Supplied material>

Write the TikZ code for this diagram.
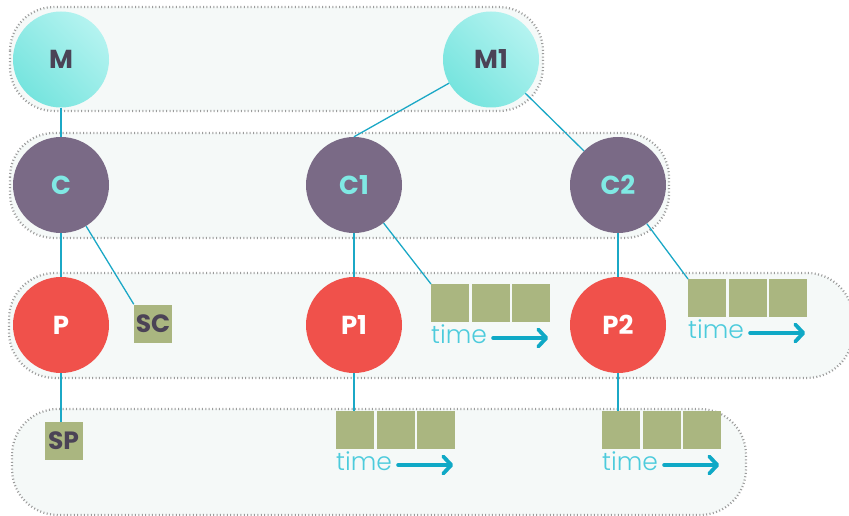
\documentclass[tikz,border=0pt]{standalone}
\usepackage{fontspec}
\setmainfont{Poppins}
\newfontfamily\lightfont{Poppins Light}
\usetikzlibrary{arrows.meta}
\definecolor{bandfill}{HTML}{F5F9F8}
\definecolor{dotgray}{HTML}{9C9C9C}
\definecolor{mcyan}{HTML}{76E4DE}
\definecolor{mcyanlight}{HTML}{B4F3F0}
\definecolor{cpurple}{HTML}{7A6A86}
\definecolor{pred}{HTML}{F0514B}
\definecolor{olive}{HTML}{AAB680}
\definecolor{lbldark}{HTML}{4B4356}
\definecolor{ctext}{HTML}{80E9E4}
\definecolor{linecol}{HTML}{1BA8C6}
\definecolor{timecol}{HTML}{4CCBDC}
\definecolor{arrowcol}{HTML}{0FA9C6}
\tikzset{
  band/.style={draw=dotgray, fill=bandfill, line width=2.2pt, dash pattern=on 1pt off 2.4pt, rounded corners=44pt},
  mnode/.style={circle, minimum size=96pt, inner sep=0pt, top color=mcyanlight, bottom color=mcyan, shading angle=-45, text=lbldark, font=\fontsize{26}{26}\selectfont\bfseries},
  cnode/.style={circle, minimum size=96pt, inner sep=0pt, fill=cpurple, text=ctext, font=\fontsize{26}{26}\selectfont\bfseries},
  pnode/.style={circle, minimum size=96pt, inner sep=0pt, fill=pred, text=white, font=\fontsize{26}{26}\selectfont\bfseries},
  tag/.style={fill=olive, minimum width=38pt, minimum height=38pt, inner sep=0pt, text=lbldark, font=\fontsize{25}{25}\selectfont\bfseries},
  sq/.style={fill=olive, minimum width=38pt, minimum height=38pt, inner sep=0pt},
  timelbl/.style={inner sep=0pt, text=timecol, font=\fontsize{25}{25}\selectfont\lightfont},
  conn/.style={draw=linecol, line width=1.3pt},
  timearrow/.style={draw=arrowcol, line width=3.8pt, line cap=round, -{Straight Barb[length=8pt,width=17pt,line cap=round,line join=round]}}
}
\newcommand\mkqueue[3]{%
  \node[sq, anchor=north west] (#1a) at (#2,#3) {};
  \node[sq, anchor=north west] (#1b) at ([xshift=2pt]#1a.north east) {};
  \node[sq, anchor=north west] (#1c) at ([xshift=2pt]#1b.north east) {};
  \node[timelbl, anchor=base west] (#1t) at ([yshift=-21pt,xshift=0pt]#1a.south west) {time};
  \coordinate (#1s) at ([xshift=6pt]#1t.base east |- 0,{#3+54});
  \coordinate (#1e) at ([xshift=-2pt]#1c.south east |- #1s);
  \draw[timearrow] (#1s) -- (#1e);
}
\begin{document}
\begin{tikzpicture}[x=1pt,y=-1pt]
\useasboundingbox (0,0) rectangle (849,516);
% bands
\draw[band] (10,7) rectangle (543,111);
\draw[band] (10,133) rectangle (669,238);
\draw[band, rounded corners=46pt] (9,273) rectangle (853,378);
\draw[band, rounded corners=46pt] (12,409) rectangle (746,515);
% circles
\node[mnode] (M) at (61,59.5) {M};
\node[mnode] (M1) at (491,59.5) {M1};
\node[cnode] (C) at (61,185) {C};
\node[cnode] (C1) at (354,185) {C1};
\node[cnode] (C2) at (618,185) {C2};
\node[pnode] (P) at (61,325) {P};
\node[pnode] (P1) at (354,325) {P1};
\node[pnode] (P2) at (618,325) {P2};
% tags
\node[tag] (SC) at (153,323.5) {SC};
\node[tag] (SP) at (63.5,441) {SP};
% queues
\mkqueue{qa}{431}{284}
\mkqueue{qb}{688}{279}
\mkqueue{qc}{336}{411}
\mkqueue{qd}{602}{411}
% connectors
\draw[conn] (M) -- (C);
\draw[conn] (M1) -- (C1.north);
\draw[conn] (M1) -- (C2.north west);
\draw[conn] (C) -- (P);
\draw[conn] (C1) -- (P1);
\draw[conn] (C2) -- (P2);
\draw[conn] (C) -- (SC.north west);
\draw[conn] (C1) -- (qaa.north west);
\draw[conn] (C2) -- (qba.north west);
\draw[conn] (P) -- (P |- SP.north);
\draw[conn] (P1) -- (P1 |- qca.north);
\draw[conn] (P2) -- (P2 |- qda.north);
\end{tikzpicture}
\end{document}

What is asked> Please write out all the data again word for word, but not the pictures.

Full solution>
Write the TikZ code for this diagram.
\documentclass[tikz,border=0pt]{standalone}
\usepackage{fontspec}
\setmainfont{Poppins}
\newfontfamily\lightfont{Poppins Light}
\usetikzlibrary{arrows.meta}
\definecolor{bandfill}{HTML}{F5F9F8}
\definecolor{dotgray}{HTML}{9C9C9C}
\definecolor{mcyan}{HTML}{76E4DE}
\definecolor{mcyanlight}{HTML}{B4F3F0}
\definecolor{cpurple}{HTML}{7A6A86}
\definecolor{pred}{HTML}{F0514B}
\definecolor{olive}{HTML}{AAB680}
\definecolor{lbldark}{HTML}{4B4356}
\definecolor{ctext}{HTML}{80E9E4}
\definecolor{linecol}{HTML}{1BA8C6}
\definecolor{timecol}{HTML}{4CCBDC}
\definecolor{arrowcol}{HTML}{0FA9C6}
\tikzset{
  band/.style={draw=dotgray, fill=bandfill, line width=2.2pt, dash pattern=on 1pt off 2.4pt, rounded corners=44pt},
  mnode/.style={circle, minimum size=96pt, inner sep=0pt, top color=mcyanlight, bottom color=mcyan, shading angle=-45, text=lbldark, font=\fontsize{26}{26}\selectfont\bfseries},
  cnode/.style={circle, minimum size=96pt, inner sep=0pt, fill=cpurple, text=ctext, font=\fontsize{26}{26}\selectfont\bfseries},
  pnode/.style={circle, minimum size=96pt, inner sep=0pt, fill=pred, text=white, font=\fontsize{26}{26}\selectfont\bfseries},
  tag/.style={fill=olive, minimum width=38pt, minimum height=38pt, inner sep=0pt, text=lbldark, font=\fontsize{25}{25}\selectfont\bfseries},
  sq/.style={fill=olive, minimum width=38pt, minimum height=38pt, inner sep=0pt},
  timelbl/.style={inner sep=0pt, text=timecol, font=\fontsize{25}{25}\selectfont\lightfont},
  conn/.style={draw=linecol, line width=1.3pt},
  timearrow/.style={draw=arrowcol, line width=3.8pt, line cap=round, -{Straight Barb[length=8pt,width=17pt,line cap=round,line join=round]}}
}
\newcommand\mkqueue[3]{%
  \node[sq, anchor=north west] (#1a) at (#2,#3) {};
  \node[sq, anchor=north west] (#1b) at ([xshift=2pt]#1a.north east) {};
  \node[sq, anchor=north west] (#1c) at ([xshift=2pt]#1b.north east) {};
  \node[timelbl, anchor=base west] (#1t) at ([yshift=-21pt,xshift=0pt]#1a.south west) {time};
  \coordinate (#1s) at ([xshift=6pt]#1t.base east |- 0,{#3+54});
  \coordinate (#1e) at ([xshift=-2pt]#1c.south east |- #1s);
  \draw[timearrow] (#1s) -- (#1e);
}
\begin{document}
\begin{tikzpicture}[x=1pt,y=-1pt]
\useasboundingbox (0,0) rectangle (849,516);
% bands
\draw[band] (10,7) rectangle (543,111);
\draw[band] (10,133) rectangle (669,238);
\draw[band, rounded corners=46pt] (9,273) rectangle (853,378);
\draw[band, rounded corners=46pt] (12,409) rectangle (746,515);
% circles
\node[mnode] (M) at (61,59.5) {M};
\node[mnode] (M1) at (491,59.5) {M1};
\node[cnode] (C) at (61,185) {C};
\node[cnode] (C1) at (354,185) {C1};
\node[cnode] (C2) at (618,185) {C2};
\node[pnode] (P) at (61,325) {P};
\node[pnode] (P1) at (354,325) {P1};
\node[pnode] (P2) at (618,325) {P2};
% tags
\node[tag] (SC) at (153,323.5) {SC};
\node[tag] (SP) at (63.5,441) {SP};
% queues
\mkqueue{qa}{431}{284}
\mkqueue{qb}{688}{279}
\mkqueue{qc}{336}{411}
\mkqueue{qd}{602}{411}
% connectors
\draw[conn] (M) -- (C);
\draw[conn] (M1) -- (C1.north);
\draw[conn] (M1) -- (C2.north west);
\draw[conn] (C) -- (P);
\draw[conn] (C1) -- (P1);
\draw[conn] (C2) -- (P2);
\draw[conn] (C) -- (SC.north west);
\draw[conn] (C1) -- (qaa.north west);
\draw[conn] (C2) -- (qba.north west);
\draw[conn] (P) -- (P |- SP.north);
\draw[conn] (P1) -- (P1 |- qca.north);
\draw[conn] (P2) -- (P2 |- qda.north);
\end{tikzpicture}
\end{document}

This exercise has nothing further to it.